Makes for better characters.
Also, those first 7 pages must be the best or no one will get past browsing the book.


Senior Member
Short stories I do in a single draft - I periodically go over what I've written and make edits on the fly. By the time I'm done, one more read-through and some spelling or grammar fixes, and I call it done.

This does not work in novella-length or longer works. Those I edit chapter by chapter, jumping randomly or in specific patterns one to the next - never in order, beginning to end.

Re-reading what I've written out of order is kind of like jumping into the middle of a show I haven't watched in awhile - I have to remember what happened and what comes next, who these people are and why these things are important. It helps me keep the narrative in mind. My last set of edits will be done in order beginning to end, to ensure everything is consistent.

Brainstorming... Varies? I don't really want to admit that most of my characters start off as a blank document with a phrase like "Prince Zuko... In SPAAACCE!" before I start developing them.
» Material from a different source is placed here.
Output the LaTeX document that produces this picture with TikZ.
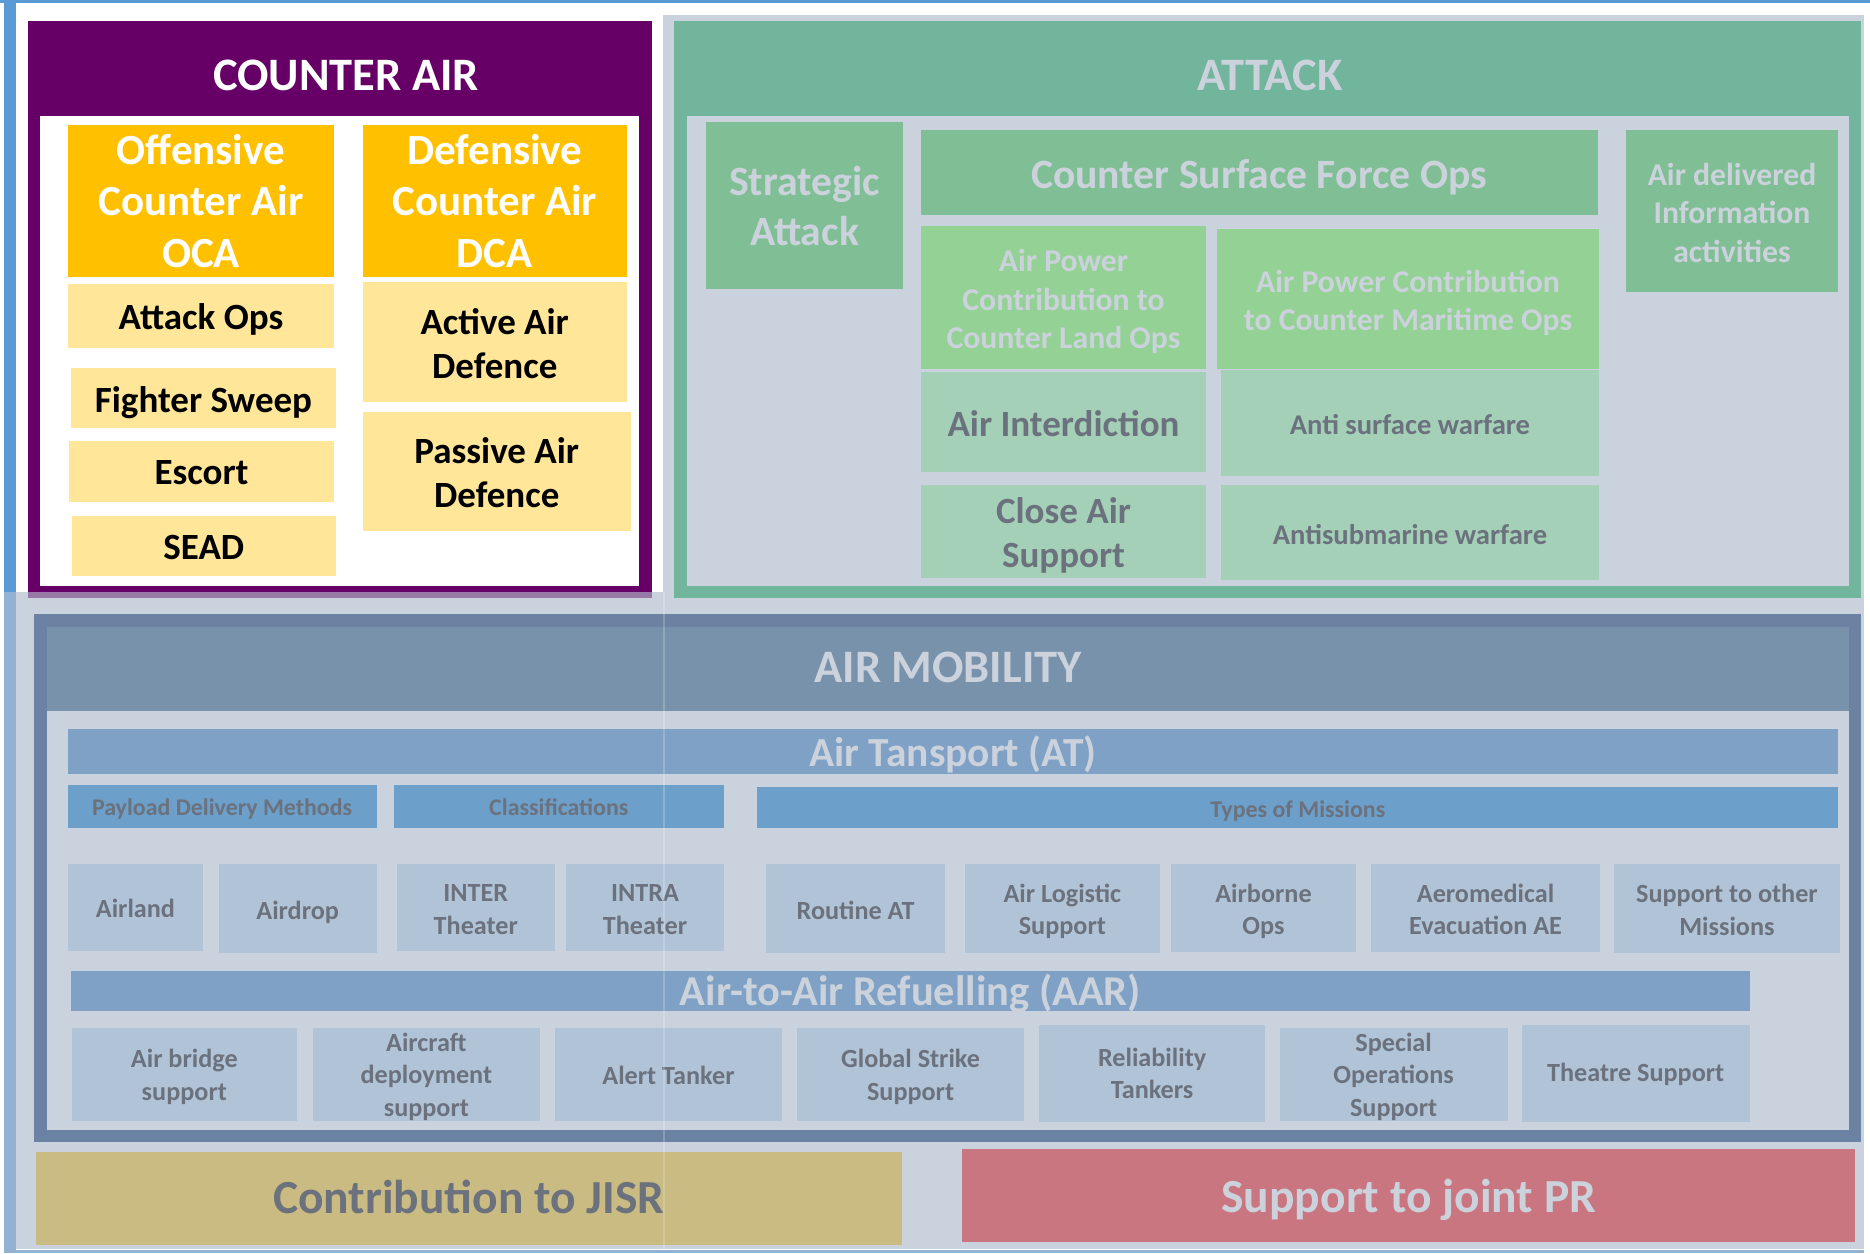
\documentclass[tikz,border=0pt]{standalone}
\usepackage{fontspec}
\setmainfont{Carlito}
\definecolor{bluefr}{HTML}{5B9BD5}
\definecolor{bluefrlite}{HTML}{93B1D2}
\definecolor{purp}{HTML}{660066}
\definecolor{purplite}{HTML}{9878A6}
\definecolor{orng}{HTML}{FFC000}
\definecolor{yel}{HTML}{FFE699}
\definecolor{gbg}{HTML}{CAD2DE}
\definecolor{teal}{HTML}{70B59C}
\definecolor{gmid}{HTML}{80BF95}
\definecolor{glight}{HTML}{94D195}
\definecolor{gpale}{HTML}{A5D0B8}
\definecolor{amborder}{HTML}{6C82A2}
\definecolor{amband}{HTML}{7892AB}
\definecolor{atbar}{HTML}{7FA1C5}
\definecolor{subbar}{HTML}{6C9FC9}
\definecolor{boxb}{HTML}{B1C4D7}
\definecolor{jisr}{HTML}{C9BB82}
\definecolor{prc}{HTML}{C97681}
\definecolor{darkt}{HTML}{6B717D}
\definecolor{lightt}{HTML}{CBD2DC}
% box node (#1) from (#2,#3) to (#4,#5), fill #6, text style #7, text offset #8 (down), text #9
\newcommand\rbox[9]{%
  \node[cell, fill=#6, minimum width={(#4-#2)*1pt}, minimum height={(#5-#3)*1pt}] (#1) at ({(#2+#4)/2},{(#3+#5)/2}) {};
  \node[#7] (#1-t) at ({(#2+#4)/2},{(#3+#5)/2+#8}) {#9};}
\begin{document}
\begin{tikzpicture}[x=1pt,y=-1pt,
  every node/.style={inner sep=0pt, outer sep=0pt, align=center},
  cell/.style={rectangle, draw=none},
  fttl/.style={font=\fontsize{46.5}{56}\selectfont\bfseries},
  foca/.style={font=\fontsize{43}{51.5}\selectfont\bfseries, text=white},
  fblk/.style={font=\fontsize{37}{43.6}\selectfont\bfseries, text=black},
  fdk/.style={font=\fontsize{37}{43.6}\selectfont\bfseries, text=darkt},
  fbig/.style={font=\fontsize{41.7}{49.5}\selectfont\bfseries, text=lightt},
  fmid/.style={font=\fontsize{31.7}{38.5}\selectfont\bfseries, text=lightt},
  fsm/.style={font=\fontsize{28.6}{34}\selectfont\bfseries, text=darkt},
  fhdr/.style={font=\fontsize{23.9}{28}\selectfont\bfseries, text=darkt},
  fbox/.style={font=\fontsize{26.2}{32.2}\selectfont\bfseries, text=darkt},
  fbar/.style={font=\fontsize{41.4}{48}\selectfont\bfseries, text=lightt},
  faar/.style={font=\fontsize{42.5}{50}\selectfont\bfseries, text=lightt},
  fbot/.style={font=\fontsize{47.5}{56}\selectfont\bfseries}
]
\useasboundingbox (0,0) rectangle (1870,1253);
\fill[white] (0,0) rectangle (1870,1253);
% frame
\fill[bluefr] (0,0) rectangle (1870,3);
\fill[bluefr] (4,0) rectangle (16,592);
\fill[bluefrlite] (4,592) rectangle (16,1250);
\fill[bluefrlite] (4,1250) rectangle (1864,1253);
% grey overlay areas
\fill[gbg] (663,15) rectangle (1864,1249);
\fill[gbg] (16,592) rectangle (663,1249);

% ---------------- COUNTER AIR ----------------
\fill[purp] (28,21) rectangle (652,592);
\fill[purplite] (28,592) rectangle (652,598);
\fill[white] (40,116) rectangle (639,586);
\node[fttl, text=white] (catitle) at (346,75) {COUNTER AIR};
\rbox{oca}{68}{125}{334}{277}{orng}{foca}{0}{Offensive\\Counter Air\\OCA}
\rbox{dca}{362.5}{125}{627}{277}{orng}{foca}{0}{Defensive\\Counter Air\\DCA}
\rbox{attackops}{68}{284}{334}{348}{yel}{fblk}{3.6}{Attack Ops}
\rbox{fsweep}{71}{368}{336}{428}{yel}{fblk}{4.8}{Fighter Sweep}
\rbox{escort}{69}{441}{334}{502}{yel}{fblk}{1.2}{Escort}
\rbox{sead}{71.6}{516}{336}{576}{yel}{fblk}{1.2}{SEAD}
\rbox{aad}{362.5}{281.5}{627}{402}{yel}{fblk}{2}{Active Air\\Defence}
\rbox{pad}{362.5}{411.5}{631}{531}{yel}{fblk}{1.2}{Passive Air\\Defence}

% ---------------- ATTACK ----------------
\fill[teal] (674,21) rectangle (1861,598);
\fill[gbg] (687,116) rectangle (1849,586);
\node[fttl, text=lightt] (attitle) at (1270,75) {ATTACK};
\rbox{strat}{706}{122}{903}{288.6}{gmid}{fbig}{0.5}{Strategic\\Attack}
\rbox{csfo}{920.7}{130}{1597.5}{215.4}{gmid}{fbig}{4.8}{Counter Surface Force Ops}
\rbox{adia}{1626}{130}{1838}{292}{gmid}{fmid}{1.5}{Air delivered\\Information\\activities}
\rbox{apcland}{920.7}{226}{1206.3}{368.5}{glight}{fmid}{4.5}{Air Power\\Contribution to\\Counter Land Ops}
\rbox{apcmar}{1217}{229}{1599}{368.5}{glight}{fmid}{4}{Air Power Contribution\\to Counter Maritime Ops}
\rbox{ai}{920.7}{371.6}{1206.3}{472.3}{gpale}{fdk}{1.2}{Air Interdiction}
\rbox{asuw}{1221}{370.4}{1599}{476.3}{gpale}{fsm}{1.2}{Anti surface warfare}
\rbox{cas}{920.7}{485}{1206.3}{578.4}{gpale}{fdk}{4}{Close Air\\Support}
\rbox{asw}{1221}{485}{1599}{580.3}{gpale}{fsm}{2}{Antisubmarine warfare}

% ---------------- AIR MOBILITY ----------------
\fill[amborder] (34,614) rectangle (1861,1142);
\fill[amband] (46.5,626.7) rectangle (1849,711);
\fill[gbg] (46.5,711) rectangle (1849,1130);
\node[fttl, text=lightt] (amtitle) at (948,667.6) {AIR MOBILITY};
\rbox{at}{67.7}{728.7}{1838.4}{773.6}{atbar}{fbar}{3.6}{Air Tansport (AT)}
\rbox{pdm}{67.7}{784.7}{376.5}{827.7}{subbar}{fhdr}{2.4}{Payload Delivery Methods}
\rbox{cls}{393.6}{784.7}{724}{827.7}{subbar}{fhdr}{1.2}{Classifications}
\rbox{tom}{757.3}{787}{1838.4}{827.7}{subbar}{fhdr}{3.6}{Types of Missions}
\rbox{airland}{67.7}{864}{203.2}{950.6}{boxb}{fbox}{1.2}{Airland}
\rbox{airdrop}{218.8}{864}{376.5}{953.4}{boxb}{fbox}{3.6}{Airdrop}
\rbox{inter}{397}{864}{554.6}{950.5}{boxb}{fbox}{2.4}{INTER\\Theater}
\rbox{intra}{566}{864}{724}{950.5}{boxb}{fbox}{2.4}{INTRA\\Theater}
\rbox{routine}{766.2}{864}{945}{953.4}{boxb}{fbox}{1.2}{Routine AT}
\rbox{als}{965}{864}{1159.7}{953.4}{boxb}{fbox}{2.4}{Air Logistic\\Support}
\rbox{abops}{1171}{864}{1356}{952.3}{boxb}{fbox}{3.6}{Airborne\\Ops}
\rbox{aeromed}{1371.3}{864}{1599.8}{952.3}{boxb}{fbox}{1.2}{Aeromedical\\Evacuation AE}
\rbox{sotm}{1614.2}{864}{1839.6}{953.4}{boxb}{fbox}{1.2}{Support to other\\Missions}
\rbox{aar}{70.7}{970.7}{1750.3}{1011}{atbar}{faar}{2.4}{Air-to-Air Refuelling (AAR)}
\rbox{abs}{71.6}{1028.3}{297}{1120.6}{boxb}{fbox}{2.4}{Air bridge\\support}
\rbox{ads}{312.5}{1028.3}{540.2}{1120.6}{boxb}{fbox}{2.4}{Aircraft\\deployment\\support}
\rbox{alert}{554.6}{1028.3}{782.3}{1120.6}{boxb}{fbox}{1.2}{Alert Tanker}
\rbox{gss}{796.7}{1028.3}{1024.4}{1120.6}{boxb}{fbox}{2.4}{Global Strike\\Support}
\rbox{reltank}{1038.8}{1025}{1265.4}{1121.7}{boxb}{fbox}{0}{Reliability\\Tankers}
\rbox{sos}{1279.7}{1028.3}{1507.5}{1120.6}{boxb}{fbox}{2.4}{Special\\Operations\\Support}
\rbox{theatre}{1521.8}{1025}{1749.5}{1121.7}{boxb}{fbox}{1.2}{Theatre Support}

% ---------------- BOTTOM ----------------
\rbox{jisrbox}{35.8}{1152}{901.6}{1245}{jisr}{fbot, text=darkt}{-1.2}{Contribution to JISR}
\rbox{prbox}{962.4}{1149}{1855}{1241.6}{prc}{fbot, text=lightt}{4.8}{Support to joint PR}

% seam line
\draw[white, opacity=0.2, line width=2pt] (664,592) -- (664,1249);
\end{tikzpicture}
\end{document}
But I've already said too much.


WF Veterans
When brainstorming, I like to try to write snippets of scenes I'm thinking about - like I was making a movie clip - if any way 'into' the scene jumps out at me while I'm figuring out things on a broader scale. A few hundred words tends to be enough. It's good exercise, keeps the process feeling mixed and flowing together rather than super-strictly segmented into 'brainstorm then write then edit etc.', and when I do come to draft properly I have snippets I can flick back to and consider working with or leaving behind.

Brainstorming is the roughest sketch a writer can do, so I like to try to tackle both the macro and the micro at once while my ideas feel fresh.


Senior Member
When starting a new story I like to get as much information onto the page as possible. Once I've finished I like to wait a few days before going through and editing. Usually, I get my ideas from reading or watching TV, but sometimes I get ideas while I'm in the shower. I always carry a notebook with me in case I get ideas while I am away from my computer.


WF Veterans
For me the best thing is to put the story away for a while (at least a couple months) before I read it over. That helps me get a fresh perspective.

When I can't do that, I find changing font helps - often making it quite a bit bigger, but also serif if I wrote in sans serif, or vice versa.

I've never printed anything out to edit on paper - it just seems like an extra step, because when I find an issue I want to fix it right then, not mark it on the paper and then come back to it. I guess I could read on paper while sitting next to my computer and make the changes on the screen, but then that seems like a waste of paper...


Senior Member
When editing, I always use text-to-voice software to hear it back to me. It helps me catch errors that my eyes sometimes miss.